Start of Source material
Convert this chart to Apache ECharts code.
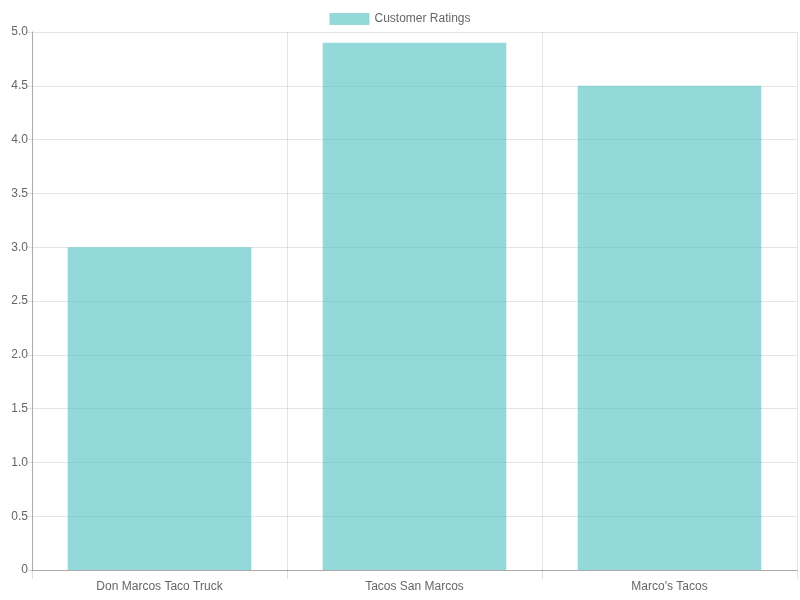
<!DOCTYPE html>
<html><head><meta charset="utf-8">
<script src="https://cdn.jsdelivr.net/npm/echarts@6/dist/echarts.min.js"></script>
<style>html,body{margin:0;padding:0;background:#fff}#c{width:800px;height:600px}</style>
</head><body><div id="c"></div>
<script>
const categories = ["Don Marcos Taco Truck", "Tacos San Marcos", "Marco's Tacos"];
const ratings = [3.0, 4.9, 4.5];
const seriesName = "Customer Ratings";
const chart = echarts.init(document.getElementById('c'));
chart.setOption({
  animation: false,
  textStyle: { fontFamily: 'Liberation Sans, Arial, sans-serif' },
  legend: {
    top: 8, left: 'center', itemWidth: 40, itemHeight: 12, itemGap: 6,
    textStyle: { color: '#666', fontSize: 12 },
    data: [{ name: seriesName, icon: 'rect' }]
  },
  grid: { left: 32, right: 3, top: 32, bottom: 30, containLabel: false },
  xAxis: {
    type: 'category', data: categories, boundaryGap: true,
    axisLine: { lineStyle: { color: '#aaa' } },
    axisTick: { show: true, length: 9, alignWithLabel: false, lineStyle: { color: 'rgba(0,0,0,0.12)' } },
    axisLabel: { color: '#666', fontSize: 12, margin: 11 },
    splitLine: { show: true, lineStyle: { color: 'rgba(0,0,0,0.1)' } }
  },
  yAxis: {
    type: 'value', min: 0, max: 5, interval: 0.5,
    axisLine: { show: true, lineStyle: { color: '#aaa' } },
    axisTick: { show: true, length: 6, lineStyle: { color: 'rgba(0,0,0,0.12)' } },
    axisLabel: { color: '#666', fontSize: 12, margin: 4,
      formatter: v => v === 0 ? '0' : v.toFixed(1) },
    splitLine: { show: true, lineStyle: { color: 'rgba(0,0,0,0.1)' } }
  },
  series: [{
    name: seriesName, type: 'bar', data: ratings, barCategoryGap: '28%',
    itemStyle: { color: 'rgba(75,192,192,0.6)' }
  }]
});
</script></body></html>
End of Source material
### Exercise
Write out the full set of lines verbatim, without the pictures.

### Solution
Convert this chart to Apache ECharts code.
<!DOCTYPE html>
<html><head><meta charset="utf-8">
<script src="https://cdn.jsdelivr.net/npm/echarts@6/dist/echarts.min.js"></script>
<style>html,body{margin:0;padding:0;background:#fff}#c{width:800px;height:600px}</style>
</head><body><div id="c"></div>
<script>
const categories = ["Don Marcos Taco Truck", "Tacos San Marcos", "Marco's Tacos"];
const ratings = [3.0, 4.9, 4.5];
const seriesName = "Customer Ratings";
const chart = echarts.init(document.getElementById('c'));
chart.setOption({
  animation: false,
  textStyle: { fontFamily: 'Liberation Sans, Arial, sans-serif' },
  legend: {
    top: 8, left: 'center', itemWidth: 40, itemHeight: 12, itemGap: 6,
    textStyle: { color: '#666', fontSize: 12 },
    data: [{ name: seriesName, icon: 'rect' }]
  },
  grid: { left: 32, right: 3, top: 32, bottom: 30, containLabel: false },
  xAxis: {
    type: 'category', data: categories, boundaryGap: true,
    axisLine: { lineStyle: { color: '#aaa' } },
    axisTick: { show: true, length: 9, alignWithLabel: false, lineStyle: { color: 'rgba(0,0,0,0.12)' } },
    axisLabel: { color: '#666', fontSize: 12, margin: 11 },
    splitLine: { show: true, lineStyle: { color: 'rgba(0,0,0,0.1)' } }
  },
  yAxis: {
    type: 'value', min: 0, max: 5, interval: 0.5,
    axisLine: { show: true, lineStyle: { color: '#aaa' } },
    axisTick: { show: true, length: 6, lineStyle: { color: 'rgba(0,0,0,0.12)' } },
    axisLabel: { color: '#666', fontSize: 12, margin: 4,
      formatter: v => v === 0 ? '0' : v.toFixed(1) },
    splitLine: { show: true, lineStyle: { color: 'rgba(0,0,0,0.1)' } }
  },
  series: [{
    name: seriesName, type: 'bar', data: ratings, barCategoryGap: '28%',
    itemStyle: { color: 'rgba(75,192,192,0.6)' }
  }]
});
</script></body></html>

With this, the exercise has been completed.